Cold comfort in council's rent-rises delay

Hamilton community groups faced with sizeable rent increases under a new council policy say phasing in the rises over two years won't ease their pain.

Hamilton City councillors this week approved guidelines setting out how the council's community occupancy policy would be implemented.

The council was forced to temporarily shelve the new policy last month after councillors couldn't agree on the wording of the guidelines.

The community occupancy policy, which was adopted by the council in November, has caused anxiety among the city's community, volunteer and trust groups, with 87 of these groups facing rent increases ranging from $42 a year to more than $11,000.

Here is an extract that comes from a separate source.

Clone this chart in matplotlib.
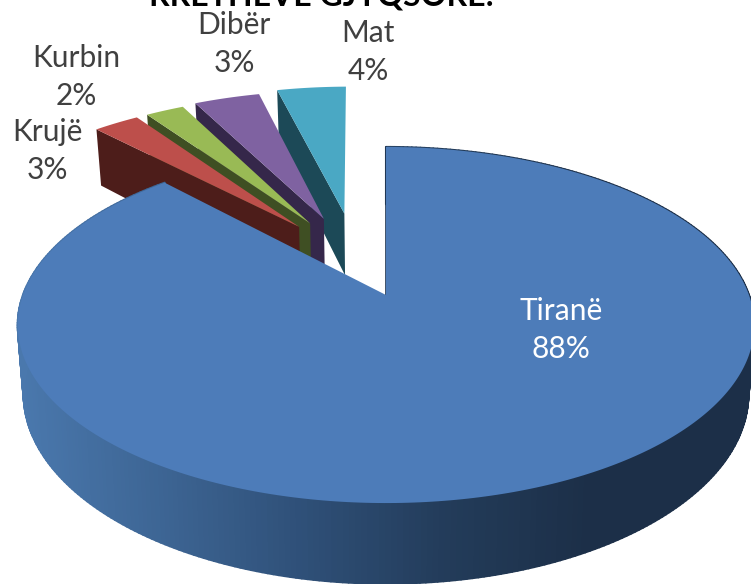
import numpy as np
import matplotlib
matplotlib.use('Agg')
import matplotlib.pyplot as plt
from matplotlib.collections import PolyCollection
from matplotlib.colors import LinearSegmentedColormap
from matplotlib.patches import Polygon

categories = ['Tiranë', 'Krujë', 'Kurbin', 'Dibër', 'Mat']
shares = [88, 3, 2, 3, 4]
# unrounded sizes of the slices, estimated from their angles
slice_sizes = [88.0, 2.5, 2.1, 3.6, 3.8]
explode = [0.23, 0.27, 0.27, 0.28, 0.30]
top_colors = ['#4d7cb9', '#bd4f4b', '#99ba55', '#7f62a1', '#4aa8c4']
wall_colors = ['#2f5480', '#4d1d1a', '#3f4f23', '#35274a', '#1c4957']
title = 'RRETHEVE GJYQSORE:'

plt.rcParams['font.family'] = ['Lato', 'DejaVu Sans']

# projection of the pie plane, fitted on the picture
x0, y0 = 386, 295
scale_x, scale_y = 363, 173
persp = 0.1685
depth = 67
shrink = 0.984
# the small slices sit a little further round than Tiranë
small_turn = -0.8


def project(x, y, bottom=False):
    den = 1 + persp * y
    sx = scale_x * x / den
    if bottom:
        return x0 + shrink * sx, y0 - (scale_y * y - depth) / den
    return x0 + sx, y0 - scale_y * y / den


fig = plt.figure(figsize=(7.51, 5.84), dpi=100)
ax = fig.add_axes([0, 0, 1, 1])
ax.set_xlim(0, 751)
ax.set_ylim(584, 0)
ax.axis('off')

fractions = np.array(slice_sizes) / sum(slice_sizes)
ends = np.cumsum(fractions) * 360
starts = ends - fractions * 360
starts[1:] += small_turn
ends[1:] += small_turn

# true centre of the pie, from which every slice is moved out
mid = np.radians((starts[0] + ends[0]) / 2)
cx = -explode[0] * np.sin(mid)
cy = -explode[0] * np.cos(mid)

# back slices first, Tiranë goes on top of them
z = 1
for i in [4, 3, 2, 1, 0]:
    mid = np.radians((starts[i] + ends[i]) / 2)
    ox = cx + explode[i] * np.sin(mid)
    oy = cy + explode[i] * np.cos(mid)
    theta = np.radians(np.linspace(starts[i], ends[i], 400))
    rim_x = ox + np.sin(theta)
    rim_y = oy + np.cos(theta)
    tx, ty = project(np.r_[ox, rim_x], np.r_[oy, rim_y])

    if i == 0:
        # side shading goes from light on the left to dark on the right
        ux, uy = project(rim_x, rim_y)
        bx, by = project(rim_x, rim_y, bottom=True)
        quads = [[(ux[j], uy[j]), (ux[j + 1], uy[j + 1]), (bx[j + 1], by[j + 1]), (bx[j], by[j])]
                 for j in range(len(ux) - 1)]
        side = LinearSegmentedColormap.from_list('side', ['#4a78ad', '#3d6594', '#2f5078', '#233c5a', '#1c2f48'])
        shade = np.clip(((ux[:-1] + bx[:-1]) / 2 - 20) / 570, 0, 1)
        rgba = side(shade)
        ax.add_collection(PolyCollection(quads, facecolors=rgba, edgecolors=rgba, linewidths=1.5, zorder=z))
        # thin dark edge on the straight cut at twelve o'clock
        lx, ly = project(np.array([ox, rim_x[0]]), np.array([oy, rim_y[0]]))
        ax.plot(lx - 0.5, ly, color='#1f3550', lw=1.2, zorder=z)
    else:
        # the wall below the left straight edge
        edge_x = np.array([ox, rim_x[0]])
        edge_y = np.array([oy, rim_y[0]])
        ux, uy = project(edge_x, edge_y)
        bx, by = project(edge_x, edge_y, bottom=True)
        ax.add_patch(Polygon(np.c_[np.r_[ux, bx[::-1]], np.r_[uy, by[::-1]]], closed=True,
                             fc=wall_colors[i], ec='none', zorder=z))
    ax.add_patch(Polygon(np.c_[tx, ty], closed=True, fc=top_colors[i], ec='none', zorder=z + 0.5))
    z += 1

label_pos = {'Tiranë': (561, 330), 'Krujë': (47, 151), 'Kurbin': (76, 77), 'Dibër': (234, 44), 'Mat': (368, 52)}
for name, share in zip(categories, shares):
    lx, ly = label_pos[name]
    ax.text(lx, ly, '{}\n{}%'.format(name, share), ha='center', va='center', fontsize=21.5,
            color='white' if name == 'Tiranë' else '#404040', linespacing=1.4, zorder=10)

ax.text(321, 6, title, ha='center', va='baseline', fontsize=23, fontweight='bold', color='black', zorder=10)

plt.savefig('out.png', dpi=100)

The policy calculates rent at 12.5 per cent of the market rate per square metre.

But in an amendment to the guidelines, put forward by councillor Andrew King, councillors agreed that any group facing a rent change would have the change phased in over two years.

The phase-in clause applies only to community groups that had an agreement at the time the new occupancy policy was adopted in November.

Some groups, such as the St Andrews Golf Club and the Waikato Migrant Resource Centre, face rent reductions.

Councillor Dave Macpherson, one of three councillors to vote against the guidelines, said it wasn't good policy to solve one group's problem by creating problems for others.

Community groups delivered a great service to Hamilton, he said, and should be allowed to use council land for free.

"What we are doing now is penalising 80-odd groups."

Speaking afterwards, Chris Jessop, chairperson of the parents support committee of the No 7 (City of Hamilton) Squadron Air Training Corps, said the council policy was a "slap in the face" to community groups.

The city's cadets currently paid a peppercorn rate of $1 to use council land on the corner of Dey St and Cambridge Rd but this would increase to more than $2000 a year.

She said the two-year phase-in period would not take any pressure off the cadets who relied on fundraising, grants and parents to meet costs.

"This is an organisation that is developing young leaders of the future and this is another annual bill that we have to find money for. Ultimately this will restrict our ability to grow the organisation."